Indeed, some maintain Elrich’s SDS days made him not only hostile to capitalism, but turned him into a socialist.

“I’ve had to deal with that [criticism] for many years,” Elrich says with irritation. It’s “because I’m from Takoma Park, I’m clearly left of center, and I do have strong views of how workers should be treated, and notions of fair wages.”

Elrich declines to say whether he considers himself a socialist. “It’s irrelevant,” he says.  “…I was in the business world. I appreciate how things are done. I’m not doing anything that will undo the business world or bring socialism to Montgomery County.”

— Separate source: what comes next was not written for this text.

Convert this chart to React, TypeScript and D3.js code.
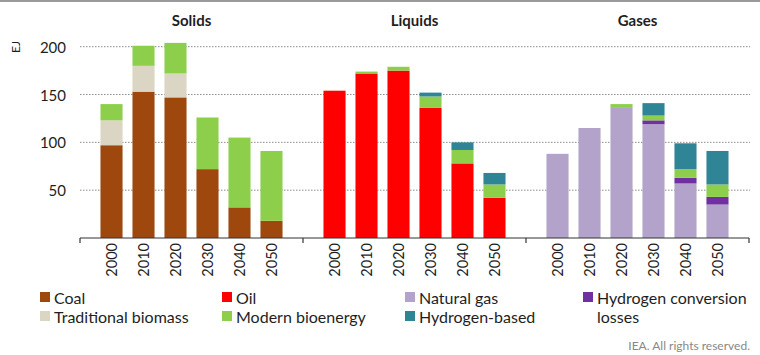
import * as d3 from "d3";

const years = ["2000", "2010", "2020", "2030", "2040", "2050"];
const panels = ["Solids", "Liquids", "Gases"];
const yTicks = [50, 100, 150, 200];

// Solids
const coal = [97, 153, 147, 72, 32, 18];
const tradBiomass = [26, 27, 25, 0, 0, 0];
const solidsBio = [17, 21, 32, 54, 73, 73];
// Liquids
const oil = [154, 172, 175, 136, 78, 42];
const liquidsBio = [0, 2, 4, 12, 14, 14];
const liquidsHydrogen = [0, 0, 0, 4, 8, 12];
// Gases
const naturalGas = [88, 115, 136, 119, 57, 35];
const conversionLosses = [0, 0, 0, 4, 6, 8];
const gasesBio = [0, 0, 4, 5, 9, 13];
const gasesHydrogen = [0, 0, 0, 13, 27, 35];

const colors: Record<string, string> = {
  Coal: "#9e480e",
  "Traditional biomass": "#dbd5c4",
  "Modern bioenergy": "#8dcf4a",
  Oil: "#ff0000",
  "Natural gas": "#b3a2c9",
  "Hydrogen conversion losses": "#7030a0",
  "Hydrogen-based": "#2f8496",
};

const panelSeries: Record<string, { key: string; values: number[] }[]> = {
  Solids: [
    { key: "Coal", values: coal },
    { key: "Traditional biomass", values: tradBiomass },
    { key: "Modern bioenergy", values: solidsBio },
  ],
  Liquids: [
    { key: "Oil", values: oil },
    { key: "Modern bioenergy", values: liquidsBio },
    { key: "Hydrogen-based", values: liquidsHydrogen },
  ],
  Gases: [
    { key: "Natural gas", values: naturalGas },
    { key: "Hydrogen conversion losses", values: conversionLosses },
    { key: "Modern bioenergy", values: gasesBio },
    { key: "Hydrogen-based", values: gasesHydrogen },
  ],
};

const legendRows = [
  ["Coal", "Oil", "Natural gas", "Hydrogen conversion losses"],
  ["Traditional biomass", "Modern bioenergy", "Hydrogen-based"],
];

const W = 760;
const H = 355;
const font = "Lato, 'Open Sans', sans-serif";
const ink = "#1e1e1e";

export default function App() {
  const x0 = d3.scaleBand().domain(panels).range([80, 749]);
  const x1 = d3
    .scaleBand()
    .domain(years)
    .range([0, x0.bandwidth()])
    .paddingInner(0.31)
    .paddingOuter(0.64);
  const y = d3.scaleLinear().domain([0, 200]).range([238, 46.7]);

  const legendX = [40, 222, 405, 583];
  const legendY = [297, 316];

  return (
    <svg
      width={W}
      height={H}
      style={{ position: "absolute", left: 0, top: 0, background: "#fff" }}
      fontFamily={font}
    >
      <rect x={0} y={0} width={W} height={2} fill="#9a9a9a" />

      {/* gridlines */}
      {yTicks.map((t) => (
        <line
          key={t}
          x1={80}
          x2={750}
          y1={y(t)}
          y2={y(t)}
          stroke="#8c8c8c"
          strokeWidth={1}
          strokeDasharray="1.5,1.5"
        />
      ))}

      {/* y tick labels */}
      {yTicks.map((t) => (
        <text
          key={t}
          x={66}
          y={y(t)}
          textAnchor="end"
          dominantBaseline="central"
          fontSize={15}
          fill={ink}
        >
          {t}
        </text>
      ))}
      <text
        transform={`translate(15,47) rotate(-90)`}
        textAnchor="middle"
        dominantBaseline="central"
        fontSize={12}
        fill={ink}
      >
        EJ
      </text>

      {panels.map((p) => {
        const stack = d3
          .stack<number>()
          .keys(panelSeries[p].map((s, i) => String(i)))
          .value((d, k) => panelSeries[p][+k].values[d]);
        const layers = stack(years.map((_, i) => i));
        const gx = x0(p) || 0;
        return (
          <g key={p} transform={`translate(${gx},0)`}>
            <text
              x={x0.bandwidth() / 2}
              y={20}
              textAnchor="middle"
              dominantBaseline="central"
              fontSize={15}
              fontWeight="bold"
              fill={ink}
            >
              {p}
            </text>
            {layers.map((layer, li) =>
              layer.map((d, i) =>
                d[1] - d[0] > 0 ? (
                  <rect
                    key={`${li}-${i}`}
                    x={x1(years[i])}
                    width={x1.bandwidth()}
                    y={y(d[1])}
                    height={y(d[0]) - y(d[1])}
                    fill={colors[panelSeries[p][li].key]}
                  />
                ) : null
              )
            )}
            {years.map((yr) => (
              <text
                key={yr}
                transform={`translate(${(x1(yr) || 0) + x1.bandwidth() / 2},243) rotate(-90)`}
                textAnchor="end"
                dominantBaseline="central"
                fontSize={14.5}
                fill={ink}
              >
                {yr}
              </text>
            ))}
          </g>
        );
      })}

      {/* x axis */}
      <line x1={80} x2={749} y1={238} y2={238} stroke="#333" strokeWidth={1.2} />
      {[...panels.map((p) => x0(p) || 0), 749].map((tx, i) => (
        <line key={i} x1={tx} x2={tx} y1={238} y2={243} stroke="#333" strokeWidth={1.2} />
      ))}

      {/* legend */}
      {legendRows.map((row, ri) =>
        row.map((label, ci) => (
          <g key={label} transform={`translate(${legendX[ci]},${legendY[ri]})`}>
            <rect x={0} y={-5} width={10} height={10} fill={colors[label]} />
            {label === "Hydrogen conversion losses" ? (
              <text fontSize={16} fill={ink} dominantBaseline="central">
                <tspan x={14} y={0}>Hydrogen conversion</tspan>
                <tspan x={14} y={19}>losses</tspan>
              </text>
            ) : (
              <text x={14} y={0} fontSize={16} fill={ink} dominantBaseline="central">
                {label}
              </text>
            )}
          </g>
        ))
      )}

      <text x={750} y={345} textAnchor="end" dominantBaseline="central" fontSize={12} fill="#888">
        IEA. All rights reserved.
      </text>
    </svg>
  );
}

In fact, Elrich worked at one of the mainstays of retail capitalism after college—Montgomery Ward, where he became a manager in the automotive department and was regularly sent out to help open new stores. “I actually have a real business background,” he chuckles.

But by the time he was elected to the Takoma Park City Council in 1987, those days were behind him. He had gone on to help run a food cooperative that served Takoma Park and Silver Spring, and returned to college to earn a master’s degree in teaching from Johns Hopkins University. Even so, he says people underestimate the business acumen he gained from his early career. 

When he joined the city council, “I was a fiscal conservative,” he says. “I would take apart line item budgets. I would want to know why we were buying an IBM computer rather than an off-brand computer that had the same processor.”

Just as he had throughout college and the 1980s, however—when he would protest U.S. involvement in Central America, accompanied by his offspring—Elrich didn’t shy away from raising more global, hot-button issues. In 1992, he and a colleague sought to do away with reciting the Pledge of Allegiance at the start of council meetings. His effort failed, though the practice was later dropped.

It’s one of the few issues that Elrich is sheepish about today, perhaps cognizant that sensibilities about patriotic expression have shifted since 9/11.

Nonetheless, “I don’t believe in loyalty tests,” he says. “I don’t believe that you should look at what somebody says and decide whether they’re loyal or not. …It’s a lot more complex issue than people give it credit for.”

Williams, who says he would have supported Elrich’s position on the pledge had he been on the council at the time, observes that “Marc pushes the envelope more than I would on those issues.” Still, “I salute him for it. I think it shows a certain bravery. A lot of people just go along to get along.”

“To get along, go along,” the late U.S. House Speaker Sam Rayburn used to advise incoming legislators. Elrich clearly isn’t one to take that particular approach. Consequently, his relationship with his colleagues is, well, complicated.

On the plus side, several councilmembers say they appreciate his forthrightness and work ethic.

“Give me an issue, and I can tell you where Marc is going to be on that issue,” says Councilmember Nancy Floreen, who frequently finds herself on the opposite end from Elrich. “I can’t say that of other people. He is less truly political; he’s very policy-based.” 

Councilmember Roger Berliner has found himself allied with Elrich on several issues, including the BRT. “He single-handedly has brought this issue to the forefront of the county’s transportation agenda,” Berliner says. “That took an extraordinary amount of work on the concept and the details. That’s one of Marc’s great gifts: Not only is he not afraid of the details, he loves getting into the details.”

And not just the policy details. This child of the ’60s introduced iPhones to the county council information network. “When I was told we couldn’t have them and they wouldn’t work, we actually proved to people we could have them and they integrated perfectly into the system,” Elrich recalls.

Beneath the surface, however, the relationship between Elrich and his fellow legislators has been bumpy.

It hasn’t been unusual to find Elrich at the losing end of an 8-1 vote. At times, fellow legislators have sought to woo him, hoping a unanimous decision on a particular issue will thwart criticism from the liberal activists who form part of Elrich’s base. Call it the “Mikey” school of politics, as in the 40-year-old TV commercial in which two older brothers foist Life cereal on their sibling, declaring: “Let’s get Mikey. He hates everything.”